Prime Minister Nguyen Tan Dung had outlined a revamp of state enterprises to spur growth in an economy on course to expand below 7 percent for a seventh straight year.

The privatization plan has lagged the government’s target, with only 71 state-owned companies selling shares in the nine months through September, compared to a goal of 200 by year-end.

“There are a lot of problems with IPOs for the working group to focus on,” said Michel Tosto, head of institutional sales at Viet Capital Securities in Ho Chi Minh City.

“I am skeptical. Perhaps the government needs to hire professional securities firms to take charge of IPOs.”

The working group will comprise members from the finance ministry, the State Securities Commission and the two stock exchanges in Hanoi and Ho Chi Minh City, Tien said in his office in Hanoi. It will be established “in the near future,” he said, without giving a specific time frame.

The dong was little changed at 21,275 against the U.S. dollar as of 11:27 a.m. local time. The benchmark VN Index fell 0.2 percent. It has gained about 17 percent this year.

Lacking Disclosure

Vietnam’s economy expanded 5.62 percent in the nine months through September from the same period a year earlier, data showed last month.

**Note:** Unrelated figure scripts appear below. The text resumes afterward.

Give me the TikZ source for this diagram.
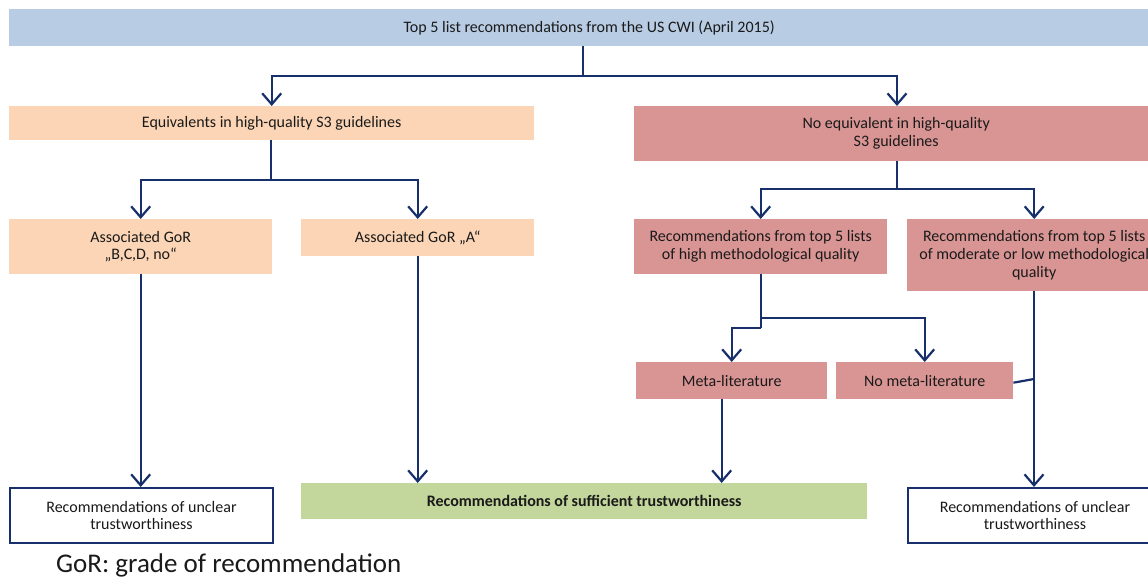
\documentclass[tikz,border=0pt]{standalone}
\usepackage{fontspec}
\setmainfont{Carlito}
\usetikzlibrary{arrows.meta}
\definecolor{navy}{HTML}{17306B}
\definecolor{topblue}{HTML}{B8CCE4}
\definecolor{peach}{HTML}{FBD5B5}
\definecolor{rose}{HTML}{D99594}
\definecolor{sage}{HTML}{C3D69B}
\definecolor{txt}{HTML}{1A1A1A}
\tikzset{
  bx/.style={rectangle, inner sep=0pt, align=center, anchor=north west, text=txt,
    font=\fontsize{16}{17.8}\selectfont},
  wbx/.style={bx, fill=white, draw=navy, line width=2pt},
  conn/.style={draw=navy, line width=2.2pt},
  arr/.style={conn, -{Straight Barb[length=11pt,width=19pt]}},
}
\begin{document}
\begin{tikzpicture}[x=1pt,y=-1pt]
\useasboundingbox (0,0) rectangle (1148,577);
\clip (0,0) rectangle (1148,577);
\fill[white] (0,0) rectangle (1148,577);

% boxes
\node[bx, fill=topblue, minimum width=1160, minimum height=37] (top) at (9,9) {Top 5 list recommendations from the US CWI (April 2015)};
\node[bx, fill=peach, minimum width=525, minimum height=34] (equiv) at (9,106) {Equivalents in high-quality S3 guidelines};
\node[bx, fill=rose, minimum width=524, minimum height=55] (noeq) at (634,106) {No equivalent in high-quality\\S3 guidelines};
\node[bx, fill=peach, minimum width=263, minimum height=55] (gorb) at (9,219) {Associated GoR\\„B,C,D, no“};
\node[bx, fill=peach, minimum width=233, minimum height=37] (gora) at (301,219) {Associated GoR „A“};
\node[bx, fill=rose, minimum width=253, minimum height=55] (high) at (634,219) {Recommendations from top 5 lists\\of high methodological quality};
\node[bx, fill=rose, minimum width=254, minimum height=72] (mod) at (907,219) {Recommendations from top 5 lists\\of moderate or low methodological\\quality};
\node[bx, fill=rose, minimum width=191, minimum height=37] (meta) at (636,362) {Meta-literature};
\node[bx, fill=rose, minimum width=177, minimum height=37] (nometa) at (836,362) {No meta-literature};
\node[bx, fill=sage, minimum width=566, minimum height=36, font=\fontsize{16}{17.8}\selectfont\bfseries] (green) at (301,483) {Recommendations of sufficient trustworthiness};
\node[wbx, minimum width=263, minimum height=55] (uncl) at (9,487) {Recommendations of unclear\\trustworthiness};
\node[wbx, minimum width=254, minimum height=55] (uncr) at (907,487) {Recommendations of unclear\\trustworthiness};
\node[anchor=base west, inner sep=0pt, text=txt, font=\fontsize{27}{32}\selectfont] (fn) at (56,572) {GoR: grade of recommendation};

% junctions
\coordinate (j1) at (583,76);
\coordinate (j2) at (271,180);
\coordinate (j3) at (897,189);
\coordinate (j4) at (761,318);
\coordinate (j5) at (761,328);
\coordinate (mj) at (1034,379);

% connectors
\draw[conn] (top.south -| j1) -- (j1);
\draw[arr] (j1) -| (equiv.north);
\draw[arr] (j1) -| (noeq.north -| j3);
\draw[conn] (equiv.south -| j2) -- (j2);
\draw[arr] (j2) -| (gorb.north);
\draw[arr] (j2) -| (gora.north);
\draw[conn] (noeq.south -| j3) -- (j3);
\draw[arr] (j3) -| (high.north);
\draw[arr] (j3) -| (mod.north);
\draw[conn] (high.south -| j4) -- (j4) -- (j5);
\draw[arr] (j5) -| (meta.north);
\draw[arr] (j4) -| (nometa.north);
\draw[arr] (gorb.south) -- (gorb.south |- uncl.north);
\draw[arr] (gora.south) -- (gora.south |- green.north);
\draw[arr] ([xshift=-10pt]meta.south) -- ([xshift=-10pt]meta.south |- green.north);
\draw[arr] (mod.south -| mj) -- (uncr.north -| mj);
\draw[conn] ([yshift=-2pt]nometa.east) -- (mj);
\end{tikzpicture}
\end{document}
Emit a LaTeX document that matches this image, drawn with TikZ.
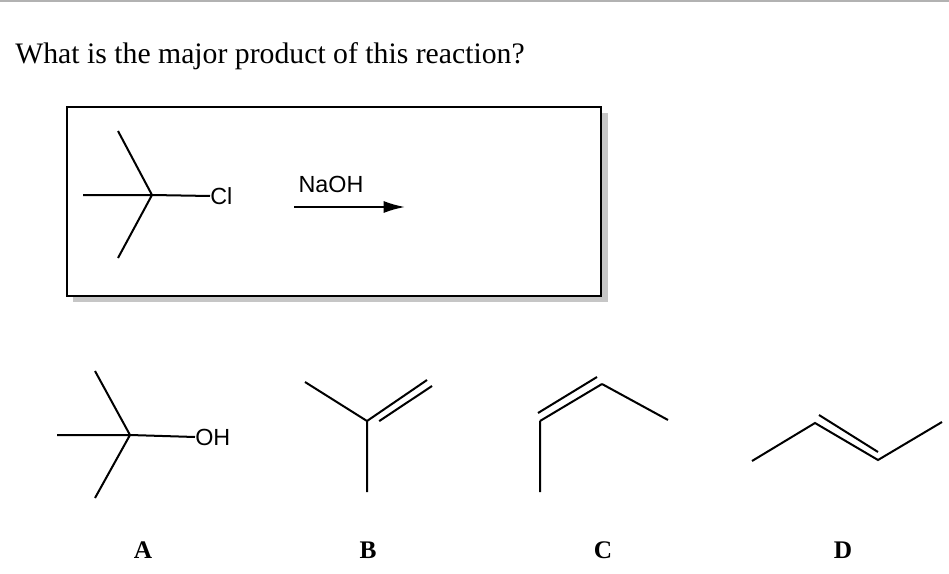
\documentclass[tikz,border=0pt]{standalone}
\usepackage{fontspec}
\usetikzlibrary{arrows.meta,calc}
\setmainfont{Liberation Serif}
\newfontfamily\chemfont{Liberation Sans}
\begin{document}
\begin{tikzpicture}[x=0.75pt,y=-0.75pt,
  bond/.style={line width=1.5pt},
  lbl/.style={font=\chemfont\fontsize{17.5}{17.5}\selectfont, inner sep=0pt},
  choice/.style={font=\bfseries\fontsize{19}{19}\selectfont, inner sep=0pt}]
\useasboundingbox (0,0) rectangle (949,574);
\draw[gray!60, line width=1pt] (0,1) -- (949,1);
\node[anchor=base west, inner sep=0pt, font=\fontsize{22.3}{24}\selectfont] (q) at (15,64) {What is the major product of this reaction?};
% box
\fill[gray!45] (73,113) rectangle (608,302);
\draw[fill=white, line width=1.5pt] (67,107) rectangle (601,296);
% reactant
\coordinate (c1) at (152,195);
\coordinate (c1u) at (118,131);
\coordinate (c1d) at (118,258);
\coordinate (c1l) at (83,195);
\node[lbl, anchor=west] (cl) at (210,196) {Cl};
\draw[bond] (c1) -- (c1u) (c1) -- (c1d) (c1) -- (c1l) (c1) -- (cl.west);
\node[lbl, anchor=base] (naoh) at (331,192) {NaOH};
\coordinate (a1) at (294,207);
\coordinate (a2) at (405,207);
\draw[line width=1.4pt, -{Latex[length=16pt,width=9pt]}] (a1) -- (a2);
% A
\coordinate (A) at (130,435);
\coordinate (Au) at (95,371);
\coordinate (Ad) at (95,498);
\coordinate (Al) at (57,435);
\node[lbl, anchor=west] (oh) at (195,437) {OH};
\draw[bond] (A) -- (Au) (A) -- (Ad) (A) -- (Al) (A) -- (oh.west);
% B
\coordinate (B) at (367,421);
\coordinate (Bl) at (305,382);
\coordinate (Br) at (427,380);
\coordinate (Bd) at (367,492);
\draw[bond] (B) -- (Bl) (B) -- (Br) (B) -- (Bd);
\draw[bond] ($(B)!0.12!(Br)+(5,5)$) -- ($(Br)+(5,6)$);
% C
\coordinate (C) at (540,421);
\coordinate (Cd) at (540,492);
\coordinate (Cu) at (602,384);
\coordinate (Cr) at (668,420);
\draw[bond] (C) -- (Cd) (C) -- (Cu) (Cu) -- (Cr);
\draw[bond] ($(C)+(-2,-8)$) -- ($(Cu)+(-5,-7)$);
% D
\coordinate (D1) at (752,461);
\coordinate (D2) at (815,423);
\coordinate (D3) at (878,460);
\coordinate (D4) at (942,422);
\draw[bond] (D1) -- (D2) -- (D3) -- (D4);
\draw[bond] ($(D2)+(4,-8)$) -- ($(D3)+(0,-8)$);
% labels
\node[choice] (la) at (143,550) {A};
\node[choice] (lb) at (368,550) {B};
\node[choice] (lc) at (603,550) {C};
\node[choice] (ld) at (843,550) {D};
\end{tikzpicture}
\end{document}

The government aims to boost full-year growth to 5.8 percent in 2014 and 6.2 percent next year.

Officials announced a plan in February to sell shares in as many as 432 state enterprises by the end of 2015. Of the 36 companies that have held initial public offerings through Sept. 22, trading is yet to start in any of them.

Vietnam has raised 3.14 trillion dong ($148 million) from these sales, compared to a target of 4.74 trillion dong.

Dung last month issued a regulation compelling state companies to list shares more quickly following their IPOs. It also requested State Capital Investment Corp., a government investment arm, to buy stakes in firms with failed offers.

The state IPOs have been criticized for lacking disclosure, Tosto wrote earlier in a note dated Oct. 13. There also isn’t a process “that would allow investors to educate themselves about the companies going for an IPO,” he said.

The working group will scrutinize companies’ preparation and “flag any problems that would potentially cause the IPO to fail,” Tien said.

It will invite analysts from securities firms to weigh in, ensure the pricing is appropriate, help firms better market the offers and “actively approach” potential investors, he said.

“Failed IPOs erode investors’ confidence and hurt future IPOs,” Tien said.“The sooner we form this working group, the better we can help companies to quicken stake sales and IPOs.”